Recipe by Chef Ray Sais, Pipers Restaurant, Coast International Inn
Halibut Ingredients Four 4-ounce Halibut filets
3 to 4 stalks of Green Onion, sliced diagonally
1 large Tomato, diced and deseeded
6 ounces Buttermilk
4 ounces Tortilla Chips, crumbled in blender
1/2 tsp. Chipotle Powder
3 ounces butter or oil
Soak Halibut in buttermilk for 1 hour. Dredge halibut in tortilla chips to coat, dip in butter and oil. Sauté halibut in butter or oil until done or halibut may be cooked in the oven 8-10 minutes at 325°F.
Red Pepper Sauce 3 Roasted red peppers
2 cups Heavy Cream
1/4 cup Cooking Sherry
Three 1-ounce slices of Pepper Jack Cheese
Blend roasted red peppers until pureed, add 2 cups of heavy cream and blend with peppers.
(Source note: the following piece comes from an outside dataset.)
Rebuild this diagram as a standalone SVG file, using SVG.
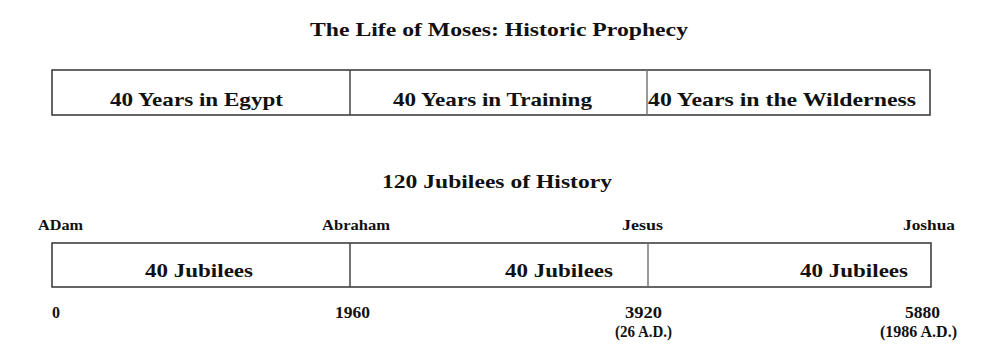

In a pan, heat cooking sherry and pepper jack cheese, add pepper/cream mixture. Simmer sauce until thickened.
Presentation Place one serving of halibut on warm plate, serve with herbed rice and mixed fresh vegetables (as shown). Dress the halibut with the Red Pepper Sauce and garnish with tomato and green onion slices.